The desired dynamic type for internal matrix components; this allows e.g. running on GPUs; it needs not be the same on all processes. See the PSBLAS User’s Guide for details [21].

5.9.2 Method: clone

call p%clone(pout,info)

Create a (deep) copy of the preconditioner object.

Arguments

pout

type(amg_xprec_type), intent(out).

The copy of the preconditioner data structure. Note that x must be chosen according to the real/complex, single/double precision version of AMG4PSBLAS under use.

info

integer, intent(out).

Error code. If no error, 0 is returned. See Section 7 for details.

5.9.3 Method: sizeof

sz = p%sizeof([global])

global

logical, optional.

Whether the global or local preconditioner memory occupation is desired. Default: .false..

Return memory footprint in bytes.

5.9.4 Method: allocate_wrk

call p%allocate_wrk(info[, vmold])

Allocate internal work vectors. Each application of the preconditioner uses a number of work vectors which are allocated internally as necessary; therefore allocation and deallocation of memory occurs multiple times during the execution of a Krylov method. In most cases this strategy is perfectly acceptable, but on some platforms, most notably GPUs, memory allocation is a slow operation, and the default behaviour would lead to a slowdown.
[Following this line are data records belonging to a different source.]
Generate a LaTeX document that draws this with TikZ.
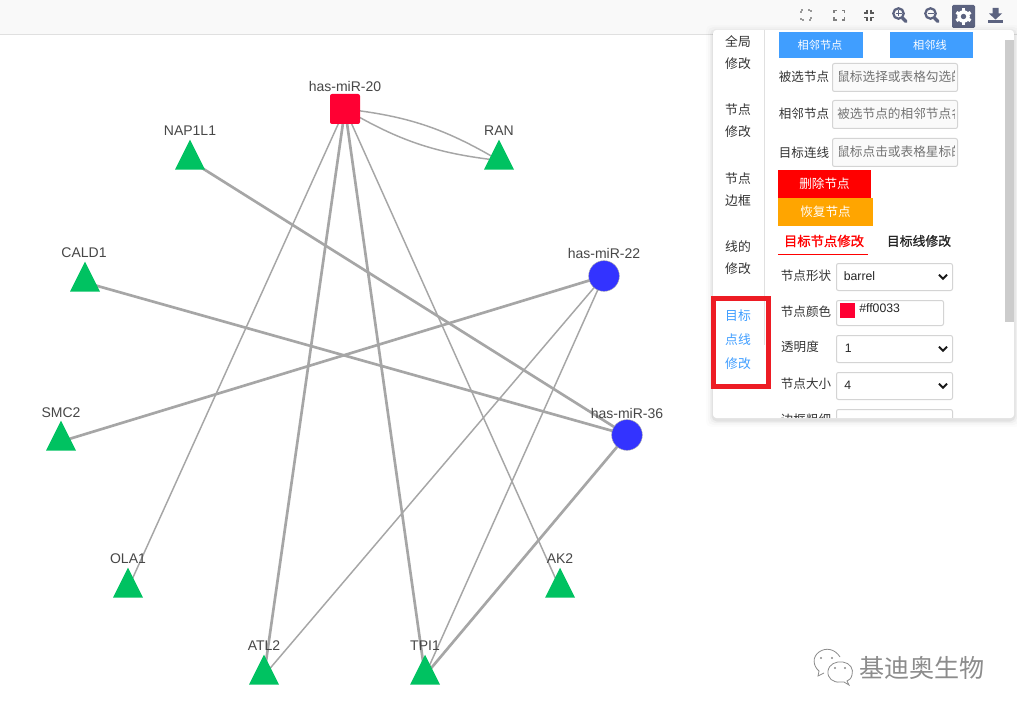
\documentclass[tikz,border=0pt]{standalone}
\usepackage{fontspec}
\setmainfont{Liberation Sans}
\newfontfamily\cjk{Noto Sans CJK SC}
\usetikzlibrary{shapes.geometric,backgrounds}
\newcommand{\fsz}[1]{\fontsize{#1}{#1}\selectfont}
\definecolor{edgegray}{HTML}{A6A6A6}
\definecolor{trigreen}{HTML}{00C261}
\definecolor{mirblue}{HTML}{3333FF}
\definecolor{mirred}{HTML}{FF0033}
\definecolor{btnblue}{HTML}{409EFF}
\definecolor{txt}{HTML}{333333}
\definecolor{boxline}{HTML}{D4D4D4}
\definecolor{icon}{HTML}{5C6380}
\definecolor{markred}{HTML}{ED1C24}
\definecolor{btnorange}{HTML}{FFA500}
\tikzset{
  x=0.75pt,y=-0.75pt,
  tri/.style={isosceles triangle,isosceles triangle apex angle=53.13,shape border rotate=90,
    fill=trigreen,draw=none,inner sep=0pt,minimum height=22.5pt,minimum width=22.5pt,anchor=lower side},
  mir/.style={circle,fill=mirblue,draw=gray!70,line width=.3pt,inner sep=0pt,minimum size=23pt},
  glabel/.style={font=\fsz{10.5pt},text=black!72,inner sep=0pt},
  thinedge/.style={draw=edgegray,line width=1.1pt},
  thickedge/.style={draw=edgegray,line width=2pt},
  menu/.style={font=\cjk\fsz{9.6pt},text=txt,inner sep=0pt},
  menublue/.style={font=\cjk\fsz{9.6pt},text=btnblue,inner sep=0pt},
  flabel/.style={font=\cjk\fsz{9.4pt},text=txt,inner sep=0pt},
  btxt/.style={font=\cjk\fsz{8.4pt},text=white,inner sep=0pt},
  rtxt/.style={font=\cjk\fsz{9.4pt},text=white,inner sep=0pt},
  phold/.style={font=\cjk\fsz{9.5pt},text=black!55,inner sep=0pt,anchor=west},
  inbox/.style={draw=boxline,line width=.75pt,rounded corners=1.5pt},
  chev/.style={draw=black!90,line width=1.4pt},
  ic/.style={draw=icon,line width=1.7pt},
  ic2/.style={draw=black!50,line width=1pt},
  sel/.style={font=\fsz{9.2pt},text=black!85,inner sep=0pt,anchor=west}
}
\begin{document}
\begin{tikzpicture}
\useasboundingbox (0,0) rectangle (1017,713);
% graph nodes
\node[fill=mirred,rounded corners=1.5pt,minimum size=22.5pt,inner sep=0pt] (m20) at (345,109) {};
\node[mir] (m22) at (604,276) {};
\node[mir] (m36) at (627,435) {};
\node[tri] (nap) at (190,170) {};
\node[tri] (ran) at (499,170) {};
\node[tri] (cald) at (85,292) {};
\node[tri] (smc) at (61,451) {};
\node[tri] (ola) at (128,598) {};
\node[tri] (ak) at (560,598) {};
\node[tri] (atl) at (264,685) {};
\node[tri] (tpi) at (425,685) {};
\begin{scope}[on background layer]
\fill[white] (0,0) rectangle (1017,713);
\fill[black!2.5] (0,0) rectangle (1017,35);
\draw[black!12,line width=.75pt] (0,35) -- (1017,35);
\path[thinedge] (m20.center) -- (ola.center);
\path[thinedge] (m20.center) -- (ak.center);
\path[thickedge] (m20.center) -- (atl.center);
\path[thickedge] (m20.center) -- (tpi.center);
\path[thinedge] (m20.center) to[bend left=12] (ran.center);
\path[thinedge] (m20.center) to[bend right=12] (ran.center);
\path[thickedge] (nap.center) -- (m36.center);
\path[thickedge] (cald.center) -- (m36.center);
\path[thickedge] (smc.center) -- (m22.center);
\path[thinedge] (m22.center) -- (atl.center);
\path[thinedge] (m22.center) -- (tpi.center);
\path[thickedge] (m36.center) -- (tpi.center);
\end{scope}
\node[glabel] (l20) at (345,86) {has-miR-20};
\node[glabel] (lnap) at (190,131) {NAP1L1};
\node[glabel] (lran) at (499,131) {RAN};
\node[glabel] (lcald) at (84,253) {CALD1};
\node[glabel] (l22) at (604,253) {has-miR-22};
\node[glabel] (lsmc) at (61,413) {SMC2};
\node[glabel] (l36) at (627,413) {has-miR-36};
\node[glabel] (lola) at (128,559) {OLA1};
\node[glabel] (lak) at (560,559) {AK2};
\node[glabel] (latl) at (264,646) {ATL2};
\node[glabel] (ltpi) at (425,646) {TPI1};
% toolbar icons
\draw[ic2,line width=.9pt,black!40,dash pattern=on 1.6pt off .8pt] (801,13)--(801,10)--(804,10) (808,10)--(811,10)--(811,13) (811,17)--(811,20)--(808,20) (804,20)--(801,20)--(801,17);
\draw[ic2] (834,13)--(834,10.5)--(837,10.5) (842,10.5)--(844.5,10.5)--(844.5,13) (844.5,17.5)--(844.5,20)--(842,20) (837,20)--(834,20)--(834,17.5);
\draw[ic2,black!65] (867,10)--(867,13)--(864,13) (871,10)--(871,13)--(874,13) (874,17.5)--(871,17.5)--(871,21) (867,21)--(867,17.5)--(864,17.5);
\draw[ic] (898.5,13.5) circle (5.2);
\draw[icon,line width=2.6pt,line cap=round] (902.5,18)--(906,21.5);
\draw[icon,line width=1.3pt] (895.5,13.5)--(901.5,13.5) (898.5,10.5)--(898.5,16.5);
\draw[ic] (930.5,13.5) circle (5.2);
\draw[icon,line width=2.6pt,line cap=round] (934.5,18)--(938,21.5);
\draw[icon,line width=1.3pt] (927.5,13.5)--(933.5,13.5);
\fill[icon,rounded corners=1pt] (952,5) rectangle (975,28);
\fill[white] (963.5,16.5) circle (6.3);
\foreach \a in {0,60,120}{
  \draw[white,line width=2.4pt,rotate around={\a:(963.5,16.5)}] (963.5,8.3)--(963.5,24.7);
}
\fill[icon] (963.5,16.5) circle (2.7);
\fill[icon] (992.5,8)--(998.5,8)--(998.5,13.5)--(1002,13.5)--(995.5,19.5)--(989,13.5)--(992.5,13.5)--cycle;
\fill[icon] (987.5,20.5) rectangle (1002.5,23.5);
% panel shadow
\foreach \d/\op in {7/.012,5/.02,3/.03,1.5/.05}{
  \fill[black,opacity=\op,rounded corners=4pt] (713-\d,30-\d+2) rectangle (1014+\d,418+\d+2);
}
\fill[white,rounded corners=2.5pt] (713,30) rectangle (1014,418);
% panel separator and scrollbar
\draw[black!12,line width=.75pt] (764,30) -- (764,345);
\fill[black!20] (1005,40) rectangle (1014,322);
% left menu
\node[menu] (a1) at (738,41.5) {全局};
\node[menu] (a2) at (738,63.5) {修改};
\node[menu] (b1) at (738,109.5) {节点};
\node[menu] (b2) at (738,131.5) {修改};
\node[menu] (c1) at (738,178.5) {节点};
\node[menu] (c2) at (738,200.5) {边框};
\node[menu] (d1) at (738,246.5) {线的};
\node[menu] (d2) at (738,268.5) {修改};
\node[menublue] (e1) at (738,315.5) {目标};
\node[menublue] (e2) at (738,339.5) {点线};
\node[menublue] (e3) at (738,363.5) {修改};
\draw[markred,line width=4.1pt] (713.7,298.7) rectangle (768.3,386.3);
% top buttons
\fill[btnblue] (779,32) rectangle (863,58);
\node[btxt] (bt1) at (820,45) {相邻节点};
\fill[btnblue] (890,32) rectangle (973,58);
\node[btxt] (bt2) at (930,45) {相邻线};
% input fields
\node[flabel] (f1) at (804,76.5) {被选节点};
\node[flabel] (f2) at (804,113.5) {相邻节点};
\node[flabel] (f3) at (804,152.5) {目标连线};
\foreach \yt/\yb in {63/91,100/128,138/166}{
  \filldraw[inbox,fill=black!2] (832.5,\yt.5) rectangle (957.5,\yb.5);
}
\begin{scope}
\clip (835,60) rectangle (954,170);
\node[phold] (p1) at (837,77) {鼠标选择或表格勾选的};
\node[phold] (p2) at (837,114) {被选节点的相邻节点名};
\node[phold] (p3) at (837,152) {鼠标点击或表格星标的};
\end{scope}
% delete / restore
\fill[red] (778,170) rectangle (871,198);
\node[rtxt] (del) at (824.5,183.5) {删除节点};
\fill[btnorange] (778,198) rectangle (873,226);
\node[rtxt] (res) at (825.5,211.5) {恢复节点};
% tabs
\node[font=\cjk\fsz{10pt},text=red,inner sep=0pt] (t1) at (824,241) {\addfontfeature{FakeBold=1.2}目标节点修改};
\draw[red,line width=.9pt] (778,254.5) -- (868,254.5);
\node[font=\cjk\fsz{9.6pt},text=black!85,inner sep=0pt] (t2) at (919,241) {\addfontfeature{FakeBold=1.2}目标线修改};
% form
\node[flabel] (g1) at (806,276) {节点形状};
\node[flabel] (g2) at (806,311.5) {节点颜色};
\node[flabel] (g3) at (800,347) {透明度};
\node[flabel] (g4) at (806,384) {节点大小};
\foreach \yt/\yb in {263/290,335/362,372/399}{
  \draw[inbox] (836.5,\yt.5) rectangle (952.5,\yb.5);
}
\draw[inbox] (836.5,300.5) rectangle (943.5,325.5);
\fill[mirred] (840,303) rectangle (855,318);
\node[sel] (v1) at (843.5,276) {barrel};
\node[sel] (v2) at (859,308.5) {\#ff0033};
\node[sel] (v3) at (844.5,348) {1};
\node[sel] (v4) at (844,385) {4};
\foreach \yc in {277,349,386}{
  \draw[chev] (939,\yc-2.3) -- (943,\yc+1.7) -- (947,\yc-2.3);
}
\begin{scope}
\clip (765,400) rectangle (1005,417.5);
\node[flabel] (g5) at (806,420) {边框粗细};
\draw[inbox] (836.5,409.5) rectangle (952.5,436.5);
\end{scope}
% watermark
\draw[black!45,line width=.6pt] (819,671) .. controls (813,666) and (812,657) .. (819,652) .. controls (826,647) and (835,649) .. (840,657);
\draw[black!45,line width=.6pt] (819,671) -- (818,676) -- (824,673);
\draw[black!45,line width=.6pt] (840.5,682) .. controls (833,683) and (827,678) .. (828,671) .. controls (829,664) and (836,661) .. (843,662) .. controls (850,663) and (854,669) .. (852,675) .. controls (851,679) and (849,680) .. (847,681) -- (849,685) -- (844,682) -- cycle;
\foreach \ex/\ey in {821/658,832/658,835/668,845/668}{\fill[black!45] (\ex,\ey) circle (1.1);}
\node[font=\cjk\fsz{18.8pt},text=black!45,inner sep=0pt] (wm) at (922,668) {基迪奥生物};
\end{tikzpicture}
\end{document}
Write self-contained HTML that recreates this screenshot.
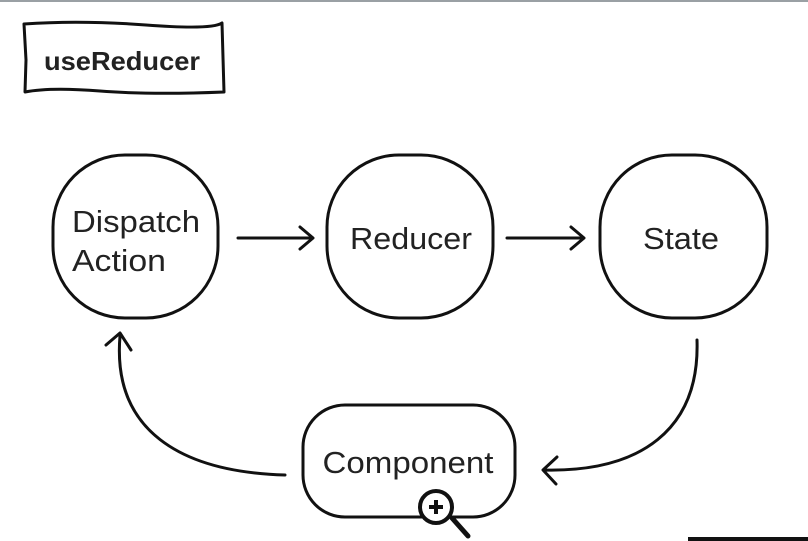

This method allows to trade space for time by preallocating the internal workspace outside of the invocation of a Krylov method. When using GPUs or other specialized devices, the vmold argument is also necessary to ensure the internal work vectors are of the appropriate dynamic type to exploit the accelerator hardware; when allocation occurs internally this is taken care of based on the dynamic type of the x argument to the apply method.

Arguments

info

integer, intent(out).

Error code. If no error, 0 is returned. See Section 7 for details.

vmold

class(psb_x_base_vect_type), intent(in), optional.

The desired dynamic type for internal vector components; this allows e.g. running on GPUs.

5.9.5 Method: free_wrk

call p%free_wrk(info)

Deallocate internal work vectors.

Arguments

info

integer, intent(out).

Error code. If no error, 0 is returned. See Section 7 for details.